Bubble; or an increasing awareness that oil is now (or soon will be) a diminishing resource?.
Strange that the Guardian should publish this article as it is one of the few papers that seems to be aware of peak oil.
2. mark wadsworth said...
Good call! I'll have to set up an account with a futures broker and sell oil. $135 a barrel is just silly.
3. Bangybongo said...
funny really. who's to say money's not the bubble that's popping in front of our eyes? fractional ``reserve'' and fiat, western hemisphere central bankers crumbling and taking dud securities on behalf of taxpayers. the main question in my mind now is what will china's central bankers do. they have 8.5% inflation. to tame it would require interest rates of circa 13% (i'm not an economist or a trader so i could be wrong - but i can't believe a lower figure would suffice). to have such interest rates would surely end the creeping unpegging with the USD and force a radical gain in china's money. a stronger renminbi would make it easier for the chinese to import oil (boosting their demand), but make oil more expensive, not less, for the rest of us. ultimately, china is determined to keep growing and even if it's demand for resources slows, it's a bigger base now. china's policies going forward are what we all need to watch.
4. icarus said...
Yeah, but $125 a barrel was silly too.
5. drewster said...
Unlike houses or shares, there's no concept of P/E ratio for oil, and thus no obvious way to calculate the "correct" price. The historic average is meaningless because of Peak Oil. There's really no way of telling whether the correct value is $13, $130, or $1300. The most gloomy comparison is horsepower - a 100bhp car engine might cost £0.50 a mile to run, whereas 100 real horses would cost hundreds of thousands of pounds to feed.
6. Wren said...
"U.S. commercial crude oil inventories (excluding those in the Strategic
Petroleum Reserve) decreased by 5.4 million barrels from the previous week."

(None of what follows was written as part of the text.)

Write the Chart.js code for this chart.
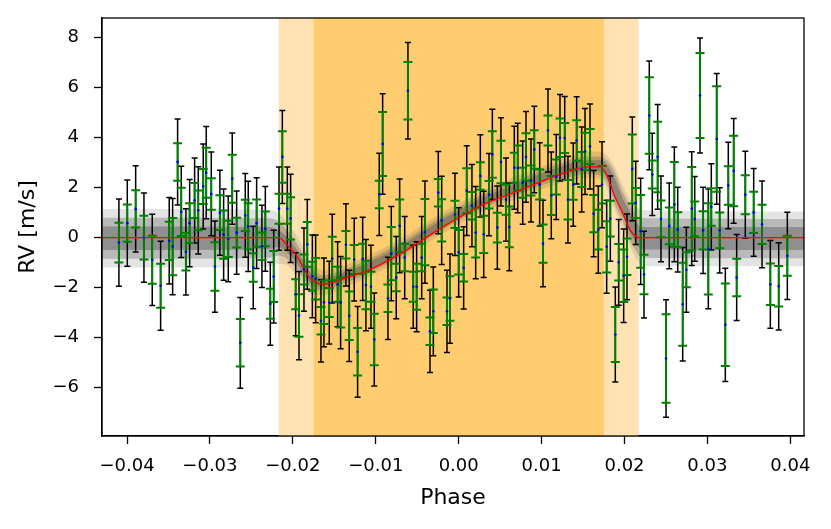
<!DOCTYPE html>
<html><head><meta charset="utf-8">
<script src="https://cdn.jsdelivr.net/npm/chart.js@4.4.1/dist/chart.umd.min.js"></script>
<style>html,body{margin:0;padding:0;background:#fff;}#wrap{width:831px;height:529px;}</style>
</head><body><div id="wrap"><canvas id="c" width="831" height="529"></canvas></div>
<script>
// ---- data ----
const phase = [-0.04098,-0.03997,-0.03896,-0.03796,-0.03696,-0.03595,-0.03491,-0.03450,-0.03390,-0.03346,-0.03290,-0.03245,-0.03185,-0.03141,-0.03081,-0.03045,-0.02984,-0.02940,-0.02880,-0.02835,-0.02779,-0.02731,-0.02678,-0.02634,-0.02574,-0.02538,-0.02478,-0.02437,-0.02373,-0.02332,-0.02272,-0.02231,-0.02167,-0.02127,-0.02067,-0.02027,-0.01966,-0.01926,-0.01866,-0.01826,
-0.01765,-0.01725,-0.01661,-0.01625,-0.01561,-0.01525,-0.01460,-0.01424,-0.01360,-0.01320,-0.01260,-0.01219,-0.01158,-0.01119,-0.01058,-0.01018,-0.00958,-0.00917,-0.00853,-0.00813,-0.00753,-0.00712,-0.00651,-0.00612,-0.00548,-0.00507,-0.00446,-0.00407,-0.00346,-0.00306,-0.00246,-0.00205,-0.00141,-0.00105,-0.00045,0.00000,0.00060,0.00097,0.00160,0.00205,0.00261,0.00302,0.00366,0.00406,0.00466,
0.00510,0.00571,0.00611,0.00671,0.00712,0.00772,0.00812,0.00872,0.00912,0.00977,0.01017,0.01077,0.01117,0.01177,0.01222,0.01279,0.01318,0.01382,0.01423,0.01484,0.01524,0.01584,0.01628,0.01684,0.01729,0.01785,0.01829,0.01889,0.01930,0.01990,0.02030,0.02094,0.02135,0.02195,0.02235,
0.02299,0.02335,0.02400,0.02440,0.02501,0.02540,0.02601,0.02642,0.02702,0.02746,0.02811,0.02847,0.02911,0.02948,0.03011,0.03047,0.03112,0.03148,0.03216,0.03252,0.03317,0.03353,0.03457,0.03558,0.03659,0.03759,0.03860,0.03964];

const rv = [-0.20,0.58,1.15,0.00,-0.89,-1.93,-0.13,-0.36,3.03,1.03,-0.57,0.58,1.49,1.09,2.05,2.60,1.75,-1.16,1.00,0.12,-0.05,2.36,0.20,-4.21,0.89,0.45,-1.20,0.58,-0.35,0.35,-2.65,-1.56,1.16,3.23,1.16,0.77,-2.27,-3.12,-1.28,-0.27,
-1.55,-1.65,-3.33,-2.59,-2.60,-0.84,-1.87,-2.60,-0.29,-3.13,-0.88,-4.57,-0.85,-1.90,-1.97,-4.08,1.73,3.75,-2.43,-0.64,-1.60,0.47,-0.80,5.88,-1.97,-1.97,-0.80,0.22,-3.75,-2.95,1.80,0.69,-2.95,-2.44,0.93,-0.59,-1.21,1.88,1.28,0.20,2.47,0.13,1.72,3.33,0.40,
3.03,1.52,0.43,2.80,2.79,2.20,3.23,2.29,3.53,2.13,-0.24,4.29,1.69,2.43,4.00,3.99,1.52,2.12,3.89,2.73,3.45,3.65,0.96,0.32,2.12,-0.37,0.76,-3.88,-0.99,-1.53,-0.77,2.75,1.39,0.25,-1.48,
4.89,2.53,3.23,0.75,-4.84,0.47,1.33,0.32,-2.67,-1.29,1.16,0.75,5.69,0.29,-0.45,1.23,3.95,0.29,-3.49,2.09,2.67,-1.60,1.72,1.01,0.53,-1.87,-1.95,-0.73];

// instrumental (green) error bars
const rvErr = [0.80,0.75,0.75,0.88,0.96,0.88,0.77,1.15,0.75,0.97,0.75,0.80,0.70,0.80,0.70,1.00,0.63,0.97,0.70,0.97,0.73,0.96,0.60,0.95,0.63,0.93,0.57,0.95,0.55,0.70,0.60,1.02,0.60,1.03,0.60,0.85,0.60,0.85,0.60,0.90,
0.58,0.83,0.55,0.87,0.58,0.87,0.70,1.00,0.55,0.97,0.58,0.95,0.60,0.97,0.60,1.03,0.55,1.28,0.55,1.07,0.55,1.06,0.55,1.15,0.60,0.92,0.55,1.33,0.55,0.87,0.55,0.85,0.55,0.89,0.55,0.89,0.55,0.90,0.55,1.00,0.55,0.75,0.55,0.93,0.60,
0.85,0.60,0.82,0.60,0.90,0.60,0.95,0.60,0.77,0.60,0.77,0.60,0.78,0.70,0.77,0.60,0.79,0.60,0.81,0.70,0.75,0.70,0.75,0.80,0.75,1.03,0.72,1.10,0.73,1.05,0.73,1.38,0.60,1.46,0.79,
1.53,0.56,1.41,0.74,1.77,0.74,1.70,0.70,1.66,0.70,1.67,0.70,1.70,0.77,1.83,0.75,2.11,0.72,1.65,0.77,1.41,0.75,0.78,0.83,0.79,0.83,0.81,0.80];
// jitter term added in quadrature for the black (total) error bars
const jitter = 1.55;

// best-fit model and posterior spread (three density levels)
const modelPhase = [-0.0430,-0.0230,-0.0217,-0.0207,-0.0197,-0.0188,-0.0180,-0.0172,-0.0165,-0.0155,-0.0140,-0.0110,-0.0070,-0.0030,0.0000,0.0030,0.0065,0.0100,0.0130,0.0155,0.0170,0.0177,0.0187,0.0199,0.0207,0.0215,0.0217,0.0230,0.0417];
const modelRV  = [0,0,0,-0.30,-0.65,-1.15,-1.60,-1.80,-1.85,-1.83,-1.65,-1.32,-0.64,0.20,0.80,1.33,1.78,2.25,2.62,2.83,2.83,2.62,1.76,0.89,0.29,0.02,0,0,0];
const bandOuterHi = [1.15,1.12,1.00,0.60,0.15,-0.35,-0.90,-1.20,-1.30,-1.30,-1.15,-0.75,-0.05,0.80,1.38,1.90,2.40,2.85,3.20,3.45,3.45,3.35,2.90,2.00,1.50,1.20,1.15,1.10,1.05];
const bandOuterLo = [-1.20,-1.17,-1.05,-1.10,-1.45,-1.85,-2.20,-2.30,-2.30,-2.25,-2.05,-1.60,-0.90,-0.05,0.55,1.05,1.50,1.95,2.25,2.40,2.35,2.10,1.20,0.30,-0.40,-0.90,-1.00,-1.15,-1.15];
const bandMidHi   = [0.80,0.78,0.65,0.30,-0.15,-0.65,-1.15,-1.40,-1.50,-1.48,-1.30,-0.90,-0.20,0.65,1.22,1.75,2.22,2.70,3.05,3.25,3.25,3.15,2.70,1.75,1.25,0.90,0.82,0.78,0.75];
const bandMidLo   = [-0.85,-0.82,-0.72,-0.85,-1.20,-1.60,-1.95,-2.10,-2.10,-2.05,-1.85,-1.45,-0.75,0.10,0.70,1.20,1.65,2.10,2.40,2.55,2.50,2.30,1.45,0.55,-0.15,-0.60,-0.70,-0.82,-0.83];
const bandCoreHi  = [0.45,0.42,0.30,0.00,-0.40,-0.90,-1.35,-1.55,-1.62,-1.60,-1.42,-1.02,-0.32,0.52,1.10,1.62,2.10,2.57,2.92,3.10,3.10,3.00,2.45,1.50,1.00,0.60,0.48,0.43,0.42];
const bandCoreLo  = [-0.50,-0.47,-0.38,-0.60,-0.95,-1.40,-1.80,-1.95,-1.95,-1.92,-1.72,-1.32,-0.62,0.22,0.82,1.32,1.78,2.23,2.55,2.70,2.65,2.50,1.75,0.85,0.15,-0.25,-0.38,-0.48,-0.50];

// transit contact phases (ingress / egress shading)
const ingress = [-0.0217, -0.0175];
const egress  = [0.0175, 0.0217];

const xTicks = [-0.04,-0.03,-0.02,-0.01,0.00,0.01,0.02,0.03,0.04];
const xTickLabels = ['\u22120.04','\u22120.03','\u22120.02','\u22120.01','0.00','0.01','0.02','0.03','0.04'];
const yTicks = [-6,-4,-2,0,2,4,6,8];
const yTickLabels = ['\u22126','\u22124','\u22122','0','2','4','6','8'];

// ---- chart ----
const zip = (xs, ys) => xs.map((x, i) => ({x: x, y: ys[i]}));
const FONT = 'DejaVu Sans';

const shadePlugin = {
  id: 'shade',
  beforeDatasetsDraw(chart) {
    const {ctx, chartArea: a, scales: {x}} = chart;
    ctx.save();
    ctx.beginPath(); ctx.rect(a.left, a.top, a.right - a.left, a.bottom - a.top); ctx.clip();
    const band = (x0, x1, col) => {
      const p0 = x.getPixelForValue(x0), p1 = x.getPixelForValue(x1);
      ctx.fillStyle = col; ctx.fillRect(p0, a.top, p1 - p0, a.bottom - a.top);
    };
    band(ingress[0], egress[1], 'rgb(255,226,178)');
    band(ingress[1], egress[0], 'rgb(255,204,112)');
    ctx.restore();
  }
};

const errPlugin = {
  id: 'errbars',
  beforeDatasetDraw(chart, args) {
    if (args.index !== 1) return;
    const {ctx, chartArea: a, scales: {x, y}} = chart;
    ctx.save();
    ctx.beginPath(); ctx.rect(a.left, a.top, a.right - a.left, a.bottom - a.top); ctx.clip();
    const draw = (errFn, col, lw, capHalf) => {
      ctx.strokeStyle = col; ctx.lineWidth = lw;
      for (let i = 0; i < phase.length; i++) {
        const e = errFn(i);
        const px = x.getPixelForValue(phase[i]);
        const yt = y.getPixelForValue(rv[i] + e), yb = y.getPixelForValue(rv[i] - e);
        ctx.beginPath();
        ctx.moveTo(px, yt); ctx.lineTo(px, yb);
        ctx.moveTo(px - capHalf, yt); ctx.lineTo(px + capHalf, yt);
        ctx.moveTo(px - capHalf, yb); ctx.lineTo(px + capHalf, yb);
        ctx.stroke();
      }
    };
    draw(i => Math.sqrt(rvErr[i] * rvErr[i] + jitter * jitter), '#000000', 1.5, 3);
    draw(i => rvErr[i], '#008000', 2, 4.5);
    ctx.restore();
  }
};

const framePlugin = {
  id: 'frame',
  afterDraw(chart) {
    const {ctx, chartArea: a} = chart;
    ctx.save(); ctx.strokeStyle = '#000'; ctx.lineWidth = 1.3;
    ctx.strokeRect(a.left, a.top, a.right - a.left, a.bottom - a.top);
    ctx.restore();
  }
};

const bandStyle = {type: 'line', pointRadius: 0, borderWidth: 0, borderColor: 'transparent', cubicInterpolationMode: 'monotone'};
const GREY = 'rgba(90,90,90,';

new Chart(document.getElementById('c'), {
  type: 'line',
  data: {
    datasets: [
      {type: 'scatter', label: 'data', data: zip(phase, rv), pointRadius: 1.3, pointBackgroundColor: '#0000ff', pointBorderWidth: 0, pointBorderColor: '#0000ff', order: 0},
      {type: 'line', label: 'model', data: zip(modelPhase, modelRV), borderColor: '#ff0000', borderWidth: 1.3, pointRadius: 0, cubicInterpolationMode: 'monotone', fill: false, order: 1},
      Object.assign({label: 'core hi', data: zip(modelPhase, bandCoreHi), fill: '+1', backgroundColor: GREY + '0.45)', order: 2}, bandStyle),
      Object.assign({label: 'core lo', data: zip(modelPhase, bandCoreLo), fill: false, order: 3}, bandStyle),
      Object.assign({label: 'mid hi', data: zip(modelPhase, bandMidHi), fill: '+1', backgroundColor: GREY + '0.30)', order: 4}, bandStyle),
      Object.assign({label: 'mid lo', data: zip(modelPhase, bandMidLo), fill: false, order: 5}, bandStyle),
      Object.assign({label: 'outer hi', data: zip(modelPhase, bandOuterHi), fill: '+1', backgroundColor: GREY + '0.17)', order: 6}, bandStyle),
      Object.assign({label: 'outer lo', data: zip(modelPhase, bandOuterLo), fill: false, order: 7}, bandStyle)
    ]
  },
  options: {
    responsive: false,
    animation: false,
    devicePixelRatio: 1,
    layout: {padding: {left: 0, right: 27, top: 18, bottom: 0}},
    plugins: {legend: {display: false}, tooltip: {enabled: false}},
    scales: {
      x: {
        type: 'linear', min: -0.04302, max: 0.04165,
        afterBuildTicks: s => { s.ticks = xTicks.map(v => ({value: v})); },
        afterFit: s => { s.height = 93; s.paddingLeft = 0; s.paddingRight = 0; },
        ticks: {callback: (v, i) => xTickLabels[i], font: {family: FONT, size: 18}, color: '#000', padding: 12, maxRotation: 0, autoSkip: false},
        grid: {drawOnChartArea: false, drawTicks: true, tickLength: 8, tickColor: '#000', tickWidth: 1.3},
        border: {display: true, color: '#000', width: 1.3},
        title: {display: true, text: 'Phase', font: {family: FONT, size: 22}, color: '#000', padding: 18}
      },
      y: {
        type: 'linear', min: -7.94, max: 8.79,
        afterBuildTicks: s => { s.ticks = yTicks.map(v => ({value: v})); },
        afterFit: s => { s.width = 102; s.paddingTop = 0; s.paddingBottom = 0; },
        ticks: {callback: (v, i) => yTickLabels[i], font: {family: FONT, size: 18}, color: '#000', padding: 15, autoSkip: false},
        grid: {drawOnChartArea: false, drawTicks: true, tickLength: 8, tickColor: '#000', tickWidth: 1.3},
        border: {display: true, color: '#000', width: 1.3},
        title: {display: true, text: 'RV [m/s]', font: {family: FONT, size: 22}, color: '#000', padding: 15}
      }
    }
  },
  plugins: [shadePlugin, errPlugin, framePlugin]
});
</script></body></html>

That's why. And it's the beginning of the driving season in the US.
7. icarus said...
There may be no unequivocal way to say what the price "should" be but one thing is for sure ; if a price goes up as rapidly as the oil price has gone up it's not supply and demand, it's the result of speculation, manipulation and bubble behaviour.
8. Charlie Brooker said...
Where can I buy oil puts? Seriously, where?
9. Dave The Dog said...
$135 a barrel equals about 30 pence for a pint . . . that's cheaper than a bottle of water or a can of coke. Still a long, long way to go for the oil price rise . . .
As drewster in post 3 states - what price the alternatives? Especially in powering aircraft and ships!